Problem statement: Do not carry the pictures over; copy every other part of the entries exactly.

------------------------------------

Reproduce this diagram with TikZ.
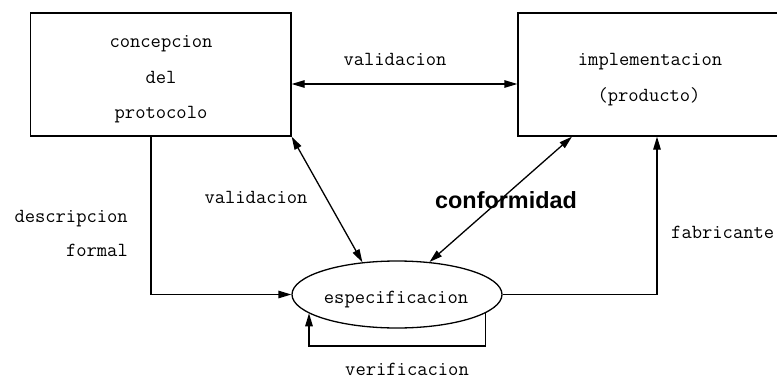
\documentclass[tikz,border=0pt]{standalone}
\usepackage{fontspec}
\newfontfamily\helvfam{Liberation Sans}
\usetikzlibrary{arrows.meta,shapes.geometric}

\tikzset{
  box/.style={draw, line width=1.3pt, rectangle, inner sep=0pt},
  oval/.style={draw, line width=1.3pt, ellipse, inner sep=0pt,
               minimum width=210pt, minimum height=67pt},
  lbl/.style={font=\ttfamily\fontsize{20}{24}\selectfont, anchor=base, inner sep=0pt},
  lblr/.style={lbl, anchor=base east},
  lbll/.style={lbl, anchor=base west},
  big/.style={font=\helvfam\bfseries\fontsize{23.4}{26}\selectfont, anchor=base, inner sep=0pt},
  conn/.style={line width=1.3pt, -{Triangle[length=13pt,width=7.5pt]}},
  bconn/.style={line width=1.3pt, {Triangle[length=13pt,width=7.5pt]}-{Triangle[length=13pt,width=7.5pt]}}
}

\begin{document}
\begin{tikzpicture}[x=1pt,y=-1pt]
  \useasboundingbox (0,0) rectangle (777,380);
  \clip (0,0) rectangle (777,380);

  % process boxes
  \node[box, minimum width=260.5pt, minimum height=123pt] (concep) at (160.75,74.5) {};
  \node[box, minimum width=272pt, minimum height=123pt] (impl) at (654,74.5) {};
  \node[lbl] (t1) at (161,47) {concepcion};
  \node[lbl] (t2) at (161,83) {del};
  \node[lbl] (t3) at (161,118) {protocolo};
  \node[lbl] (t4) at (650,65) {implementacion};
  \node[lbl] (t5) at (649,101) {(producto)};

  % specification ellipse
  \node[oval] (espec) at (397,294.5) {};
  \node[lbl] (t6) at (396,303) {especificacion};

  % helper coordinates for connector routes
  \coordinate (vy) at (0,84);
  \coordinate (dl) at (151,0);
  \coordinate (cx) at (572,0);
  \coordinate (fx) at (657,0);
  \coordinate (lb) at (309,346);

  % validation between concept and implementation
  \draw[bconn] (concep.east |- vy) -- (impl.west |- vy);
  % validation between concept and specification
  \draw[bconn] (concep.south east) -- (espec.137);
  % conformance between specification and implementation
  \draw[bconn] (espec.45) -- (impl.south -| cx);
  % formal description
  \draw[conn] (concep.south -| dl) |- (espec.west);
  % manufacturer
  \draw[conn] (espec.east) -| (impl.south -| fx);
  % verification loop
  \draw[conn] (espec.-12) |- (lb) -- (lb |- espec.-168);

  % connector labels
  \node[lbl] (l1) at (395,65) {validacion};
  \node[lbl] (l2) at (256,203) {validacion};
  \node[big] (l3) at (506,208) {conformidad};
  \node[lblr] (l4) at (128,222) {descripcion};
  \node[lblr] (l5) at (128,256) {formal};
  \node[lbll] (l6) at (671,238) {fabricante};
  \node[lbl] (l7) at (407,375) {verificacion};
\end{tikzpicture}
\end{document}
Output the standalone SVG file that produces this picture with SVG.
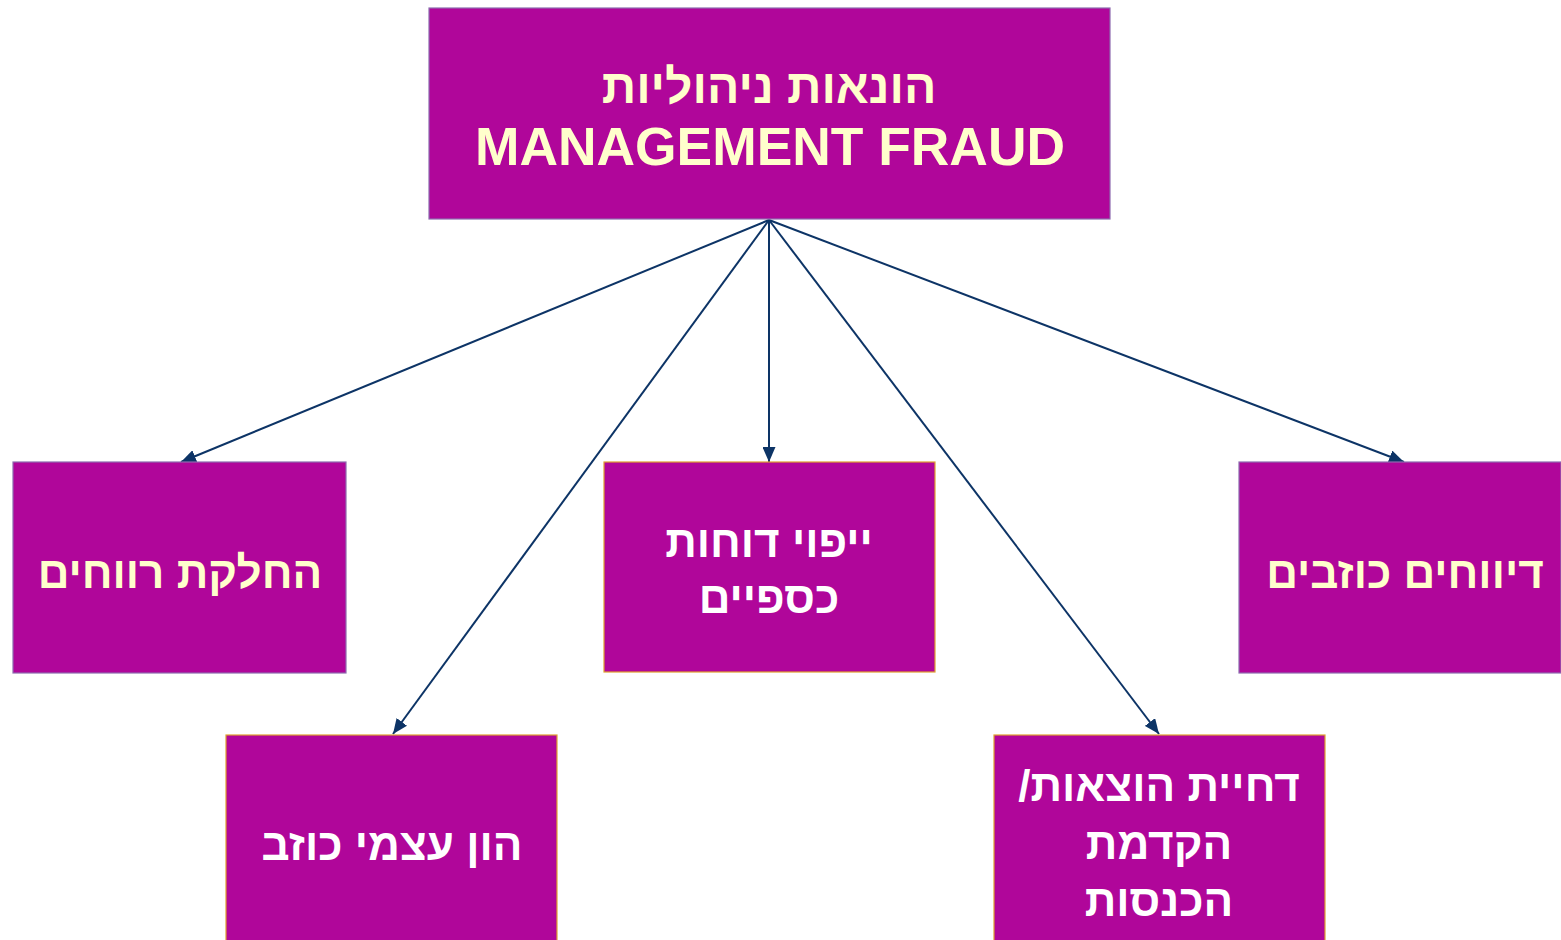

------------------------------------

The result:
Reproduce this diagram with TikZ.
\documentclass[tikz,border=0pt]{standalone}
\usepackage{fontspec}
\newfontfamily\helvfam{Liberation Sans}
\usetikzlibrary{arrows.meta,shapes.geometric}

\tikzset{
  box/.style={draw, line width=1.3pt, rectangle, inner sep=0pt},
  oval/.style={draw, line width=1.3pt, ellipse, inner sep=0pt,
               minimum width=210pt, minimum height=67pt},
  lbl/.style={font=\ttfamily\fontsize{20}{24}\selectfont, anchor=base, inner sep=0pt},
  lblr/.style={lbl, anchor=base east},
  lbll/.style={lbl, anchor=base west},
  big/.style={font=\helvfam\bfseries\fontsize{23.4}{26}\selectfont, anchor=base, inner sep=0pt},
  conn/.style={line width=1.3pt, -{Triangle[length=13pt,width=7.5pt]}},
  bconn/.style={line width=1.3pt, {Triangle[length=13pt,width=7.5pt]}-{Triangle[length=13pt,width=7.5pt]}}
}

\begin{document}
\begin{tikzpicture}[x=1pt,y=-1pt]
  \useasboundingbox (0,0) rectangle (777,380);
  \clip (0,0) rectangle (777,380);

  % process boxes
  \node[box, minimum width=260.5pt, minimum height=123pt] (concep) at (160.75,74.5) {};
  \node[box, minimum width=272pt, minimum height=123pt] (impl) at (654,74.5) {};
  \node[lbl] (t1) at (161,47) {concepcion};
  \node[lbl] (t2) at (161,83) {del};
  \node[lbl] (t3) at (161,118) {protocolo};
  \node[lbl] (t4) at (650,65) {implementacion};
  \node[lbl] (t5) at (649,101) {(producto)};

  % specification ellipse
  \node[oval] (espec) at (397,294.5) {};
  \node[lbl] (t6) at (396,303) {especificacion};

  % helper coordinates for connector routes
  \coordinate (vy) at (0,84);
  \coordinate (dl) at (151,0);
  \coordinate (cx) at (572,0);
  \coordinate (fx) at (657,0);
  \coordinate (lb) at (309,346);

  % validation between concept and implementation
  \draw[bconn] (concep.east |- vy) -- (impl.west |- vy);
  % validation between concept and specification
  \draw[bconn] (concep.south east) -- (espec.137);
  % conformance between specification and implementation
  \draw[bconn] (espec.45) -- (impl.south -| cx);
  % formal description
  \draw[conn] (concep.south -| dl) |- (espec.west);
  % manufacturer
  \draw[conn] (espec.east) -| (impl.south -| fx);
  % verification loop
  \draw[conn] (espec.-12) |- (lb) -- (lb |- espec.-168);

  % connector labels
  \node[lbl] (l1) at (395,65) {validacion};
  \node[lbl] (l2) at (256,203) {validacion};
  \node[big] (l3) at (506,208) {conformidad};
  \node[lblr] (l4) at (128,222) {descripcion};
  \node[lblr] (l5) at (128,256) {formal};
  \node[lbll] (l6) at (671,238) {fabricante};
  \node[lbl] (l7) at (407,375) {verificacion};
\end{tikzpicture}
\end{document}
Output the standalone SVG file that produces this picture with SVG.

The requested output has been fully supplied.